Set exercise | From the entries below, count the lines with "this". Write only the count.

Provided information |

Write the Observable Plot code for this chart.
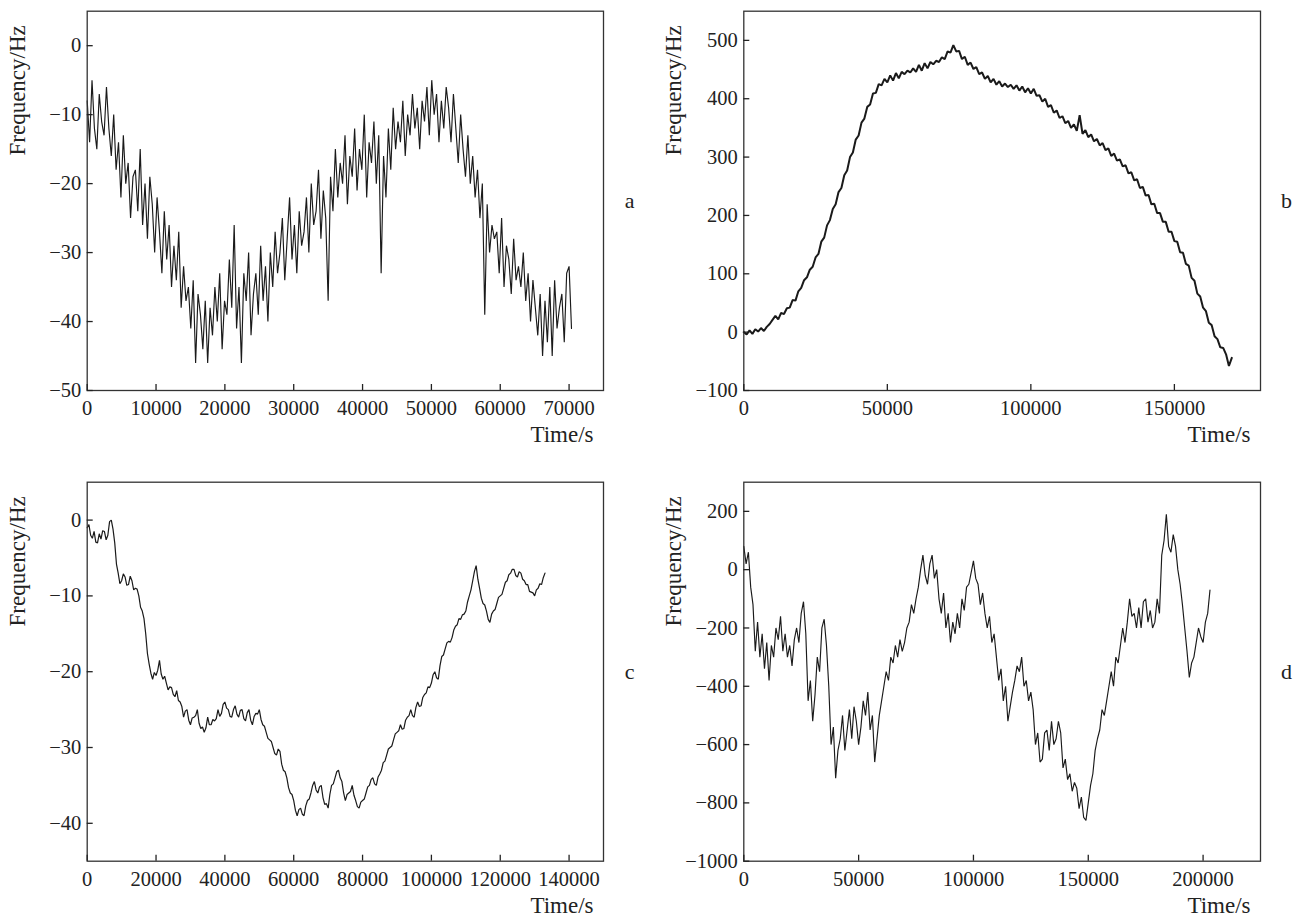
<!DOCTYPE html>
<html><head><meta charset="utf-8">
<script src="https://cdn.jsdelivr.net/npm/d3@7"></script>
<script src="https://cdn.jsdelivr.net/npm/@observablehq/plot@0.6"></script>
<style>
body{margin:0;background:#fff;}
#wrap{position:relative;width:1301px;height:915px;background:#fff;}
#wrap svg{position:absolute;}
</style></head><body><div id="wrap"></div>
<script>
// ---------- data ----------
const aStep = 350; // s between samples, panel a
const aFreq = [
 -8,-14,-5,-12,-15,-7,-11,-13,-6,-12,
 -16,-10,-18,-14,-22,-13,-20,-17,-25,-19,
 -18,-24,-15,-26,-20,-28,-19,-23,-30,-22,
 -27,-33,-24,-31,-26,-35,-29,-34,-27,-38,
 -32,-37,-35,-41,-34,-46,-36,-39,-44,-37,
 -46,-38,-42,-35,-40,-33,-44,-37,-39,-31,
 -38,-26,-41,-35,-46,-33,-37,-30,-42,-36,
 -33,-39,-29,-37,-32,-40,-30,-35,-27,-33,
 -30,-25,-34,-28,-22,-31,-26,-33,-24,-29,
 -27,-22,-30,-20,-26,-24,-18,-28,-21,-25,
 -37,-19,-24,-15,-22,-17,-20,-13,-23,-16,
 -19,-12,-21,-15,-18,-10,-22,-14,-17,-11,
 -20,-13,-33,-16,-22,-12,-18,-9,-15,-11,
 -14,-8,-16,-10,-13,-7,-12,-9,-15,-8,
 -11,-6,-13,-5,-10,-7,-14,-8,-12,-6,
 -9,-14,-7,-12,-17,-10,-15,-19,-13,-20,
 -16,-22,-18,-25,-20,-39,-23,-30,-26,-28,
 -27,-33,-25,-35,-29,-31,-36,-28,-34,-32,
 -35,-30,-37,-33,-40,-34,-38,-42,-36,-45,
 -37,-43,-35,-45,-34,-41,-38,-36,-43,-33,
 -32,-41
];

const bStep = 1000;
const bFreq = [
 0,-4,3,-3,5,1,7,2,9,14,
 21,28,22,33,31,41,42,55,54,70,
 76,89,94,107,112,128,134,155,162,183,
 192,211,219,240,247,269,277,300,308,330,
 337,359,366,386,390,409,410,425,423,434,
 428,440,431,444,435,446,442,448,445,452,
 446,458,448,461,452,463,459,465,463,471,
 468,481,479,492,481,482,468,472,458,462,
 451,454,442,445,434,439,428,434,424,430,
 421,426,420,424,417,423,414,421,411,418,
 409,417,405,406,395,400,386,389,376,380,
 367,370,358,362,350,356,345,372,340,346,
 334,339,327,331,320,324,312,315,302,306,
 294,296,284,286,272,274,260,262,247,249,
 234,235,219,220,204,204,189,189,172,172,
 156,155,137,136,117,114,93,88,66,61,
 42,36,16,12,-7,-12,-26,-27,-38,-58,
 -44
];

const cStep = 500;
const cFreq = [
 -1,-0.6,-2,-2.4,-1.5,-2.9,-3,-1.8,-2.5,-1.4,-1.5,-2.6,-2,-0.2,0,-1.2,-3,-5.8,-7,-8.4,
 -8,-7.1,-7.5,-8.6,-8.5,-7.4,-8,-9.2,-9,-9.1,-10,-11.5,-12,-13,-15,-17.6,-19,-20.2,-21,-20.1,
 -20.5,-19.8,-18.5,-20.3,-21,-20.6,-21.5,-22.4,-22,-22.1,-23,-23.3,-22.5,-23.8,-24,-24.6,-26,-25.2,-25,-26.4,
 -27,-26.1,-26,-25.8,-25,-26.8,-27.5,-27.3,-28,-27.4,-26,-27.0,-27,-26.3,-26.5,-26.2,-25,-25.9,-25.5,-24.3,
 -24,-24.8,-25,-25.9,-26,-25.0,-24.5,-25.6,-26,-25.1,-25,-26.2,-26.5,-25.4,-25,-26.4,-27,-25.9,-25.5,-25.6,
 -25,-26.3,-27,-27.2,-28,-28.8,-29,-29.2,-30,-30.8,-31,-30.2,-30.5,-32.2,-33,-33.2,-34,-35.3,-36,-36.2,
 -37,-38.3,-39,-38.2,-38,-38.8,-39,-37.7,-37,-36.8,-36,-35.0,-34.5,-35.6,-36,-35.2,-35,-36.6,-37.5,-37.4,
 -38,-36.2,-35,-34.8,-34,-33.2,-33,-34.0,-34.5,-36.0,-37,-36.2,-36,-35.8,-35,-36.3,-37,-37.8,-38,-37.2,
 -37,-36.8,-36,-35.2,-35,-34.2,-34,-34.8,-35,-33.9,-33.5,-33.0,-32,-31.8,-31,-30.2,-30,-29.8,-29,-28.2,
 -28,-27.8,-27,-27.6,-27.5,-26.4,-26,-25.8,-25,-25.8,-26,-24.7,-24,-24.6,-24.5,-23.4,-23,-22.8,-22,-22.1,
 -21.5,-20.4,-20,-20.8,-21,-19.2,-18,-17.8,-17,-16.2,-16,-16.1,-15.5,-14.5,-14,-13.8,-13,-13.1,-12.5,-12.4,
 -12,-10.8,-10,-9.2,-8,-6.8,-6,-7.8,-9,-10.3,-11,-11.2,-12,-13.1,-13.5,-12.4,-12,-11.8,-11,-10.2,
 -10,-9.8,-9,-8.2,-8,-7.2,-7,-6.5,-6.5,-7.3,-7.5,-6.8,-7,-7.8,-8,-8.5,-8.5,-9.4,-9.5,-9.6,
 -10,-9.2,-9,-8.4,-8.5,-7.6,-7
];

const dStep = 1000;
const dFreq = [
 80,20,60,-60,-120,-280,-180,-300,-220,-340,
 -250,-380,-260,-300,-200,-240,-160,-280,-220,-300,
 -260,-330,-240,-200,-250,-150,-110,-220,-450,-380,
 -520,-430,-300,-350,-200,-170,-260,-400,-600,-540,
 -715,-620,-580,-500,-620,-550,-480,-580,-470,-520,
 -600,-540,-450,-500,-420,-550,-500,-660,-580,-500,
 -450,-400,-350,-380,-300,-320,-260,-300,-240,-280,
 -250,-200,-180,-120,-150,-100,-60,0,50,-20,
 -50,20,50,-30,0,-100,-150,-80,-200,-150,
 -250,-180,-220,-150,-200,-100,-140,-60,-50,-10,
 30,-30,-50,-120,-80,-150,-200,-160,-250,-220,
 -300,-380,-340,-450,-400,-520,-470,-420,-380,-330,
 -350,-300,-400,-380,-450,-420,-480,-600,-560,-660,
 -650,-560,-550,-620,-520,-600,-580,-520,-560,-680,
 -650,-720,-700,-760,-730,-750,-820,-780,-850,-860,
 -800,-740,-700,-620,-580,-550,-480,-500,-450,-400,
 -350,-400,-300,-320,-260,-200,-250,-180,-100,-160,
 -150,-200,-130,-200,-110,-100,-180,-140,-200,-180,
 -100,-150,50,100,190,80,60,120,80,0,
 -50,-120,-200,-280,-370,-320,-300,-250,-200,-230,
 -250,-180,-150,-70
];

const aXTicks = [0,10000,20000,30000,40000,50000,60000,70000];
const aYTicks = [-50,-40,-30,-20,-10,0];
const bXTicks = [0,50000,100000,150000];
const bYTicks = [-100,0,100,200,300,400,500];
const cXTicks = [0,20000,40000,60000,80000,100000,120000,140000];
const cYTicks = [-40,-30,-20,-10,0];
const dXTicks = [0,50000,100000,150000,200000];
const dYTicks = [-1000,-800,-600,-400,-200,0,200];

const yLabel = "Frequency/Hz";
const xLabel = "Time/s";
const letters = ["a","b","c","d"];

// ---------- layout ----------
const panels = [
 {values:aFreq, step:aStep, letter:letters[0], xDomain:[0,75000], yDomain:[-50,5], xTicks:aXTicks, yTicks:aYTicks, sw:1.15,
  left:0, top:0, width:650, height:457, mt:10.7, mr:47, mb:67, ml:86.7},
 {values:bFreq, step:bStep, letter:letters[1], xDomain:[0,180000], yDomain:[-100,550], xTicks:bXTicks, yTicks:bYTicks, sw:2,
  left:650, top:0, width:651, height:457, mt:10.7, mr:41, mb:67, ml:93.3},
 {values:cFreq, step:cStep, letter:letters[2], xDomain:[0,150000], yDomain:[-45,5], xTicks:cXTicks, yTicks:cYTicks, sw:1.2,
  left:0, top:457, width:650, height:458, mt:24.7, mr:47, mb:54.3, ml:86.7},
 {values:dFreq, step:dStep, letter:letters[3], xDomain:[0,225000], yDomain:[-1000,300], xTicks:dXTicks, yTicks:dYTicks, sw:1.15,
  left:650, top:457, width:651, height:458, mt:24.7, mr:41, mb:54.3, ml:93.3}
];

const fmt = d3.format("d");
const wrap = document.getElementById("wrap");
for (const p of panels) {
  const data = p.values.map((v, i) => ({t: i * p.step, f: v}));
  const svg = Plot.plot({
    width: p.width, height: p.height,
    marginTop: p.mt, marginRight: p.mr, marginBottom: p.mb, marginLeft: p.ml,
    style: {fontFamily: "'Liberation Serif','Times New Roman',serif", fontSize: "20.5px", color: "#222", background: "transparent", overflow: "visible"},
    x: {domain: p.xDomain, label: null},
    y: {domain: p.yDomain, label: null},
    marks: [
      Plot.line(data, {x: "t", y: "f", stroke: "#1a1a1a", strokeWidth: p.sw, strokeLinejoin: "miter"}),
      Plot.frame({stroke: "#333", strokeWidth: 1.3}),
      Plot.axisX({ticks: p.xTicks, tickFormat: fmt, tickSize: -6, tickPadding: 16, strokeWidth: 1.3, label: null}),
      Plot.axisY({ticks: p.yTicks, tickFormat: fmt, tickSize: -6, tickPadding: 12, strokeWidth: 1.3, label: null}),
      Plot.text([yLabel], {frameAnchor: "top-left", rotate: -90, textAnchor: "end", lineAnchor: "middle", dx: -70, dy: 14, fontSize: 23, fill: "#222"}),
      Plot.text([xLabel], {frameAnchor: "bottom-right", textAnchor: "end", lineAnchor: "middle", dx: -10, dy: 44, fontSize: 23, fill: "#222"}),
      Plot.text([p.letter], {frameAnchor: "right", textAnchor: "middle", lineAnchor: "middle", dx: 26, fontSize: 22, fill: "#222"})
    ]
  });
  svg.style.left = p.left + "px";
  svg.style.top = p.top + "px";
  wrap.appendChild(svg);
}
</script></body></html>
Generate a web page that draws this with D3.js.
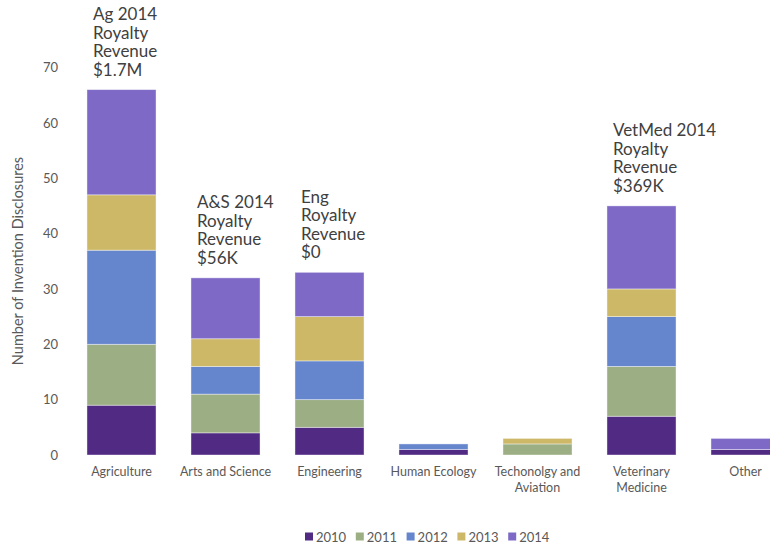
<!DOCTYPE html>
<html>
<head>
<meta charset="utf-8">
<script src="https://cdn.jsdelivr.net/npm/d3@7"></script>
<style>
  body { margin: 0; background: #fff; }
  svg { font-family: Lato, "Open Sans", sans-serif; }
</style>
</head>
<body>
<svg width="770" height="547"></svg>
<script>
// categories and labels (as drawn, wrapped)
const categories = ["Agriculture", "Arts and Science", "Engineering", "Human Ecology", "Techonolgy and Aviation", "Veterinary Medicine", "Other"];
const categoryLines = [["Agriculture"], ["Arts and Science"], ["Engineering"], ["Human Ecology"], ["Techonolgy and", "Aviation"], ["Veterinary", "Medicine"], ["Other"]];

const years = ["2010", "2011", "2012", "2013", "2014"];
const v2010 = [9, 4, 5, 1, 0, 7, 1];
const v2011 = [11, 7, 5, 0, 2, 9, 0];
const v2012 = [17, 5, 7, 1, 0, 9, 0];
const v2013 = [10, 5, 8, 0, 1, 5, 0];
const v2014 = [19, 11, 8, 0, 0, 15, 2];
const yTicks = [0, 10, 20, 30, 40, 50, 60, 70];

const noteCats = ["Agriculture", "Arts and Science", "Engineering", "Veterinary Medicine"];
const noteLines = [
    ["Ag 2014", "Royalty", "Revenue", "$1.7M"],
    ["A&S 2014", "Royalty", "Revenue", "$56K"],
    ["Eng", "Royalty", "Revenue", "$0"],
    ["VetMed 2014", "Royalty", "Revenue", "$369K"]
];

const colors = ["#512a84", "#9caf84", "#6585cd", "#cdb868", "#7e6ac6"];

const rows = categories.map((c, i) => ({
    cat: c, "2010": v2010[i], "2011": v2011[i], "2012": v2012[i], "2013": v2013[i], "2014": v2014[i]
}));
const stacked = d3.stack().keys(years)(rows);

const svg = d3.select("svg");

const x = d3.scaleBand()
    .domain(categories)
    .range([69.5, 797.5])
    .paddingInner(0.336)
    .paddingOuter(0.168);

const y = d3.scaleLinear()
    .domain([0, 70])
    .range([455, 67.5]);

const color = d3.scaleOrdinal().domain(years).range(colors);

// bars
svg.append("g").selectAll("g")
    .data(stacked)
    .enter()
    .append("g")
    .attr("fill", d => color(d.key))
    .selectAll("rect")
    .data(d => d)
    .enter()
    .append("rect")
    .attr("x", d => x(d.data.cat))
    .attr("y", d => y(d[1]))
    .attr("width", x.bandwidth())
    .attr("height", d => y(d[0]) - y(d[1]))
    .attr("stroke", "#ffffff")
    .attr("stroke-opacity", 0.5)
    .attr("stroke-width", 0.8);

// y axis
const yAxis = svg.append("g")
    .attr("transform", "translate(66,0)")
    .call(d3.axisLeft(y).tickValues(yTicks).tickSize(0).tickPadding(8));
yAxis.select(".domain").remove();
yAxis.selectAll("text")
    .attr("fill", "#595959")
    .style("font-size", "13px")
    .style("font-family", "Lato, sans-serif");

// y title
svg.append("text")
    .attr("transform", "translate(23,261) rotate(-90)")
    .attr("text-anchor", "middle")
    .attr("fill", "#595959")
    .style("font-size", "14.5px")
    .text("Number of Invention Disclosures");

// x labels
const xl = svg.append("g").selectAll("text")
    .data(categories)
    .enter()
    .append("text")
    .attr("text-anchor", "middle")
    .attr("fill", "#595959")
    .style("font-size", "12.5px")
    .attr("x", d => x(d) + x.bandwidth() / 2)
    .attr("y", 476);
xl.selectAll("tspan")
    .data((d, i) => categoryLines[i])
    .enter()
    .append("tspan")
    .attr("x", function() { return d3.select(this.parentNode).attr("x"); })
    .attr("dy", (d, i) => i === 0 ? 0 : 16)
    .text(d => d);

// annotations
const totals = categories.map((c, i) => v2010[i] + v2011[i] + v2012[i] + v2013[i] + v2014[i]);
noteCats.forEach((c, k) => {
    const i = categories.indexOf(c);
    const lines = noteLines[k];
    const baseY = y(totals[i]) - 14 - (lines.length - 1) * 18.5;
    const t = svg.append("text")
        .attr("fill", "#404040")
        .style("font-size", "17px");
    t.selectAll("tspan")
        .data(lines)
        .enter()
        .append("tspan")
        .attr("x", x(c) + 6)
        .attr("y", (d, j) => baseY + j * 18.5)
        .text(d => d);
});

// legend
const legend = svg.append("g")
    .attr("transform", "translate(305,537)");
const li = legend.selectAll("g")
    .data(years)
    .enter()
    .append("g")
    .attr("transform", (d, i) => `translate(${i * 50.8},0)`);
li.append("rect")
    .attr("x", 0)
    .attr("y", -4.5)
    .attr("width", 8)
    .attr("height", 8)
    .attr("fill", d => color(d));
li.append("text")
    .attr("x", 11)
    .attr("y", 4.5)
    .attr("fill", "#595959")
    .style("font-size", "13px")
    .text(d => d);
</script>
</body>
</html>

Completed exercise | 3